| Your task |
Only lines with the string "Clone" matter here; gather them from the material below.

==================================================

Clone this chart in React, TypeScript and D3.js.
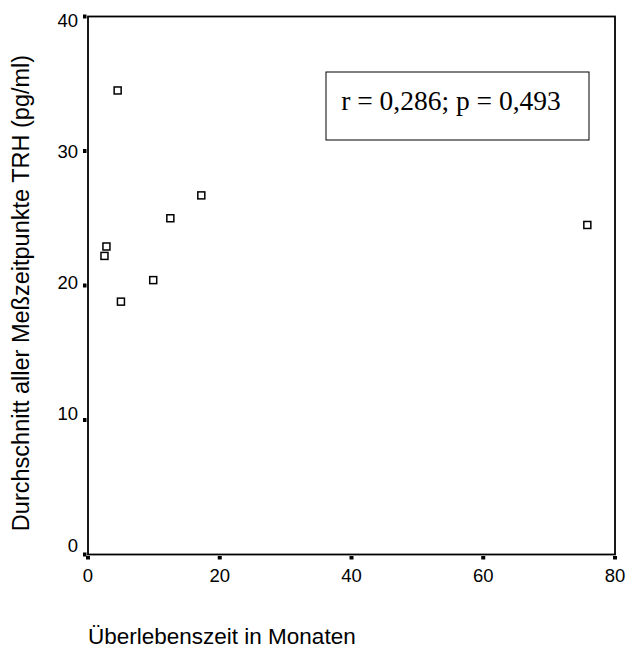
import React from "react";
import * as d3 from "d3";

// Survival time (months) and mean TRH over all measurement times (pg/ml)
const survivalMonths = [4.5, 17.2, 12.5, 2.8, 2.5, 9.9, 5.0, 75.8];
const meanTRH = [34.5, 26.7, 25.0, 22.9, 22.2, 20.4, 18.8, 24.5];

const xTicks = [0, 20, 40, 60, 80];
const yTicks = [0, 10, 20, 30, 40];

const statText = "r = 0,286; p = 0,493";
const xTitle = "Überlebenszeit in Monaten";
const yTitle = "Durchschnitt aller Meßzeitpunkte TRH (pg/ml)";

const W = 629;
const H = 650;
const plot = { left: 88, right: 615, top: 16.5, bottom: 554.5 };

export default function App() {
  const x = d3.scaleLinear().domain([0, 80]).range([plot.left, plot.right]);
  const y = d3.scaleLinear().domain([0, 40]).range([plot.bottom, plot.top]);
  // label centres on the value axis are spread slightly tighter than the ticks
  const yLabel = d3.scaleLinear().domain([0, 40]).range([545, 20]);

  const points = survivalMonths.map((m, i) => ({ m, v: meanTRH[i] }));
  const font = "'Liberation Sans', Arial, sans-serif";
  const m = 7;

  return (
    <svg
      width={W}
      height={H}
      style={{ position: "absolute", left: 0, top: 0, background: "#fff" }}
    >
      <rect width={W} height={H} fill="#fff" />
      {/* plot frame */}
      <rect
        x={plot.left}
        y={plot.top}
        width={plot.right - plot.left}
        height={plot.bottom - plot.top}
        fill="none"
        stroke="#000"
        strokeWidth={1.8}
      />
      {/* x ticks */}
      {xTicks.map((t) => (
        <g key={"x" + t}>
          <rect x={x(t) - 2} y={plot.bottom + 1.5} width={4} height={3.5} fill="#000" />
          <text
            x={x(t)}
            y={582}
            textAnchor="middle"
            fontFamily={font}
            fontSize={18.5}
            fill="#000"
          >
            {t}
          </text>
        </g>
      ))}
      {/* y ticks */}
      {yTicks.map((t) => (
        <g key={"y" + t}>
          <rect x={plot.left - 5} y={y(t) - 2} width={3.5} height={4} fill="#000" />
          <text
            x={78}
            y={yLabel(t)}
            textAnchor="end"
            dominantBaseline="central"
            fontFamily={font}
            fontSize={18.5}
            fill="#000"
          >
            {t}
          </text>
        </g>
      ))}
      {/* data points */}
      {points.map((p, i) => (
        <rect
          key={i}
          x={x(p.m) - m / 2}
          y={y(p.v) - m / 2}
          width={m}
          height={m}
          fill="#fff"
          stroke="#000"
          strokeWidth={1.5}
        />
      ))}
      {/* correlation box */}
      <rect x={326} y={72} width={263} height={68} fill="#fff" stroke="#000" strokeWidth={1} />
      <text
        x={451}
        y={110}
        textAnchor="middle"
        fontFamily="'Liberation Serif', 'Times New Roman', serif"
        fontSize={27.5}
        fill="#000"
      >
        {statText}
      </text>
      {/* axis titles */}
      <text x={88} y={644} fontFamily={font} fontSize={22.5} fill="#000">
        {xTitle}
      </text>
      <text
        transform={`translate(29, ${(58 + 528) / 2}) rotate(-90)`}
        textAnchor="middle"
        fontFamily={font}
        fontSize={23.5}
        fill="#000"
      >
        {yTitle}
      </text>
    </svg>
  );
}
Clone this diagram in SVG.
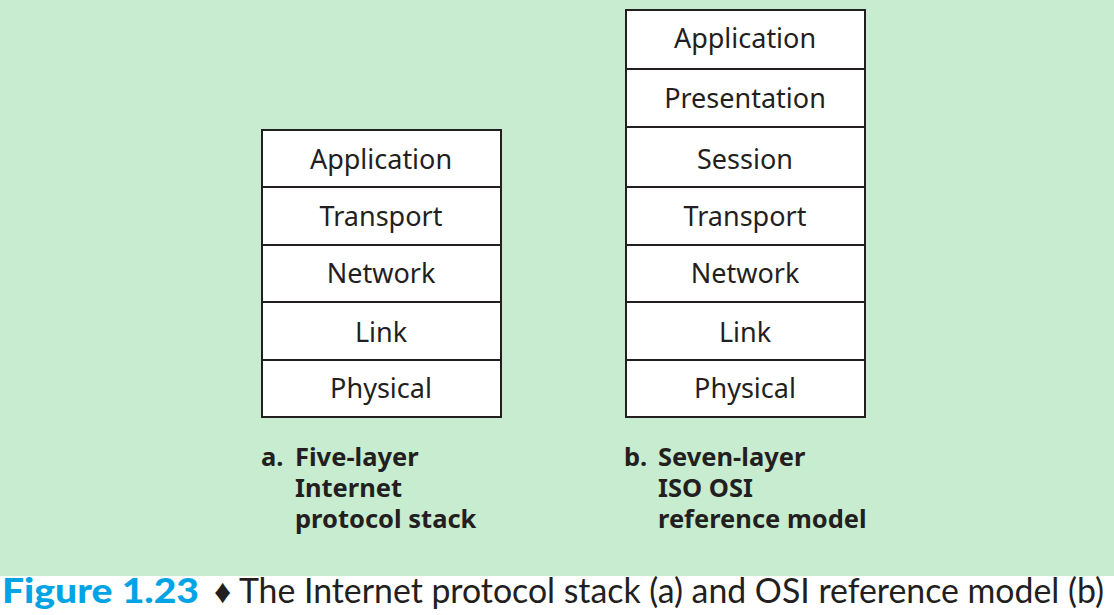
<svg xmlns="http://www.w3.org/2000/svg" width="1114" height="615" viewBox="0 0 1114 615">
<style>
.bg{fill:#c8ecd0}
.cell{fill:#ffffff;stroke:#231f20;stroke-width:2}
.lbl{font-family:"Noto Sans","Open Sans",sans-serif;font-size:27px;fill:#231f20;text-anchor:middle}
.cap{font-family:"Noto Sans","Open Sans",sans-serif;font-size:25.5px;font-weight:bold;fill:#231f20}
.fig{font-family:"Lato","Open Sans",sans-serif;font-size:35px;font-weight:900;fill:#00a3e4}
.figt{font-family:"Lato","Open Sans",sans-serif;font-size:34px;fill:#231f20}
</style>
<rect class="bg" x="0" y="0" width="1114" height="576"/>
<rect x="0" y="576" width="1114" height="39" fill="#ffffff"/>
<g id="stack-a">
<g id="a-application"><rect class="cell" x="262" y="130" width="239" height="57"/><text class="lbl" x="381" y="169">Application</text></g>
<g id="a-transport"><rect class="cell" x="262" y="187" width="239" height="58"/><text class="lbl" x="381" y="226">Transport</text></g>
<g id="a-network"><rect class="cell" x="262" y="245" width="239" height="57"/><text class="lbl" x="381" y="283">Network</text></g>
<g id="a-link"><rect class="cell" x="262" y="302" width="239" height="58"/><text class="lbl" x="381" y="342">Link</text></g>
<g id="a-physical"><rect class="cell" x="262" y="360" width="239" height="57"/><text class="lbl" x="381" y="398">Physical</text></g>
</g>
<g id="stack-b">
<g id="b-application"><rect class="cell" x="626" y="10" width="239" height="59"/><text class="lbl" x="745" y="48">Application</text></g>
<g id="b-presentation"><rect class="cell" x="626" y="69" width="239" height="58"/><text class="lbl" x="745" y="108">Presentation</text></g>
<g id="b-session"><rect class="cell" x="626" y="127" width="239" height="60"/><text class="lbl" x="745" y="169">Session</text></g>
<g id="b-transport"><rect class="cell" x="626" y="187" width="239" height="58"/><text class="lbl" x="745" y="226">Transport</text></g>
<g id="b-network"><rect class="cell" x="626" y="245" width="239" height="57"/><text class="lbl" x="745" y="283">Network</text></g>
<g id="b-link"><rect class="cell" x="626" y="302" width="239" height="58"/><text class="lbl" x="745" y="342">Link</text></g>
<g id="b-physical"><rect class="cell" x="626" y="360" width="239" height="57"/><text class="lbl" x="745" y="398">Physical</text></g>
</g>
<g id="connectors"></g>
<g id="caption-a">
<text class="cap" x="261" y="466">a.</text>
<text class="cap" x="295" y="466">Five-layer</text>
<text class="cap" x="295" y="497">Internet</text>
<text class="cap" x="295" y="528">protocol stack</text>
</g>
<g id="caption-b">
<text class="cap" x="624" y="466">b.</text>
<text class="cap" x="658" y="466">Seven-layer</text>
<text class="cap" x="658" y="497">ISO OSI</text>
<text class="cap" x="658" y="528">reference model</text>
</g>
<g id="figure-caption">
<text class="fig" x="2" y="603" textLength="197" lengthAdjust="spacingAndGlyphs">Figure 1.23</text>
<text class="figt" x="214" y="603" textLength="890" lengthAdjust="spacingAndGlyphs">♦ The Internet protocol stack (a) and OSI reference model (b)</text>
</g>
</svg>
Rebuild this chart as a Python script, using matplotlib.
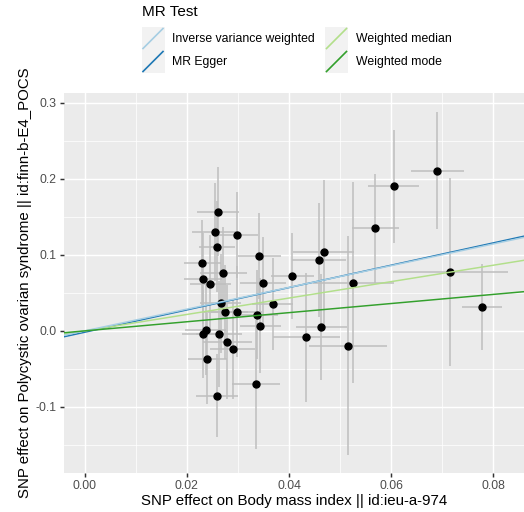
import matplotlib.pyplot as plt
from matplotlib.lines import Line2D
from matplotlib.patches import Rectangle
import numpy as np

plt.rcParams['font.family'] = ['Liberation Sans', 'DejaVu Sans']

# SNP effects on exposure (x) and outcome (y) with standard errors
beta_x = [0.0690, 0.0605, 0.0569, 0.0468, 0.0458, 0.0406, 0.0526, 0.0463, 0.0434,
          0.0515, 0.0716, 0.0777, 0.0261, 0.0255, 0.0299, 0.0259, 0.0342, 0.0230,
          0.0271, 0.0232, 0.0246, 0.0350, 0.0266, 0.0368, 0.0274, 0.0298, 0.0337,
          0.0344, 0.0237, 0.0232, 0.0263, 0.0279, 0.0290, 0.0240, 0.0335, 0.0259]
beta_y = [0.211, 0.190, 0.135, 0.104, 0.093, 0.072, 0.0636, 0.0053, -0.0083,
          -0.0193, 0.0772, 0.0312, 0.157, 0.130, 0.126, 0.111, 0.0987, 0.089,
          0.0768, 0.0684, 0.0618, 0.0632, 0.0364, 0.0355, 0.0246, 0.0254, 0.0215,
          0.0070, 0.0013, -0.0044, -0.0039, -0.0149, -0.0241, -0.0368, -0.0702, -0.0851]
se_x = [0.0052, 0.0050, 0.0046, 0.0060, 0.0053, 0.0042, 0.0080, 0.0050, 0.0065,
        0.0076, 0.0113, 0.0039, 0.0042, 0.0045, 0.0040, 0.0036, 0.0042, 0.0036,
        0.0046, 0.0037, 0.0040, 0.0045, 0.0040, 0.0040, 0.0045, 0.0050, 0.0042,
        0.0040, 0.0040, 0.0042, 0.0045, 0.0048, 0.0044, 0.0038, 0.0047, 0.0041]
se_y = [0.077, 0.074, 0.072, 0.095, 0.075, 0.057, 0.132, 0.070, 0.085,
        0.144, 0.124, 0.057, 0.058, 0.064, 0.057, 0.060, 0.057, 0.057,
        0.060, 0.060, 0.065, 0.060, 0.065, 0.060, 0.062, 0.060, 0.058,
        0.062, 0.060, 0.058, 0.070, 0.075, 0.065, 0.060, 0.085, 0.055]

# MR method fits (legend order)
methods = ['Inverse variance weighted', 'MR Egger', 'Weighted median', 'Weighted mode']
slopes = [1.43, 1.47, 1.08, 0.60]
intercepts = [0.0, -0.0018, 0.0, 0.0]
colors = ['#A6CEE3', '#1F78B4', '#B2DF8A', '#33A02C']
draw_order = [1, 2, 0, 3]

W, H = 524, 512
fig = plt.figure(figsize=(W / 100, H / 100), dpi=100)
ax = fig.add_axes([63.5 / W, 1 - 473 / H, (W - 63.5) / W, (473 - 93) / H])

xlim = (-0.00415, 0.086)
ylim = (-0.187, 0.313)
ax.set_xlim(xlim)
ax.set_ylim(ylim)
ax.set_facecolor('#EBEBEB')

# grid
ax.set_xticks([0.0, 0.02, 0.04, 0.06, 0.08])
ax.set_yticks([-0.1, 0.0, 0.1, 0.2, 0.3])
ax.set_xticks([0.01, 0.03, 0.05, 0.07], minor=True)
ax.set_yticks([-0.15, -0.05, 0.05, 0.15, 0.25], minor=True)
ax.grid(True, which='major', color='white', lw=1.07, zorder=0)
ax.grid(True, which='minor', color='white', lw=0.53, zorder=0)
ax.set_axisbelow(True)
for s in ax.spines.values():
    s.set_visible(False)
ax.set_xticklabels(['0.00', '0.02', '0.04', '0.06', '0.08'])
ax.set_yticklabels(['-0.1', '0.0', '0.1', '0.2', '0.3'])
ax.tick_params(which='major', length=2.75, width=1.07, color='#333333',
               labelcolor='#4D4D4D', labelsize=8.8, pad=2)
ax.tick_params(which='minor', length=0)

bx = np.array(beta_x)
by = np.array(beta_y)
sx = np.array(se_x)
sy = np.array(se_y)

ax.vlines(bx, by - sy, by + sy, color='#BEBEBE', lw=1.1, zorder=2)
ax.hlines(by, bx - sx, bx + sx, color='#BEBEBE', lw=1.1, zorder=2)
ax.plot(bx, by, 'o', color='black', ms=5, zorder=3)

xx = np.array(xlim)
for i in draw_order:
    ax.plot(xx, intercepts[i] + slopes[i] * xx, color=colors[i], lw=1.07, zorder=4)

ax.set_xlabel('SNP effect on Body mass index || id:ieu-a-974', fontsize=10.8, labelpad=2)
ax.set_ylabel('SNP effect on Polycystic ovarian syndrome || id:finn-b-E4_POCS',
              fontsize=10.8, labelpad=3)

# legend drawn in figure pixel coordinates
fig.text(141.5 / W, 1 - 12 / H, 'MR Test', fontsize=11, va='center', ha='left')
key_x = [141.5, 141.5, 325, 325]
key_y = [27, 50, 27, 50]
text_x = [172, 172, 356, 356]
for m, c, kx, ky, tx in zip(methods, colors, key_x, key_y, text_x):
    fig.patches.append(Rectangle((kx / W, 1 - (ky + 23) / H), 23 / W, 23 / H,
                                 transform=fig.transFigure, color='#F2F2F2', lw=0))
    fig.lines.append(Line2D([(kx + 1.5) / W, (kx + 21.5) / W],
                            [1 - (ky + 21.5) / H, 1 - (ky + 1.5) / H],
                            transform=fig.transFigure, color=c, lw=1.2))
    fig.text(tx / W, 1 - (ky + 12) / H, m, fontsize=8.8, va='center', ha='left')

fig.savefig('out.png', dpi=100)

==================================================

| Solution for this task |
Clone this chart in React, TypeScript and D3.js.
Clone this diagram in SVG.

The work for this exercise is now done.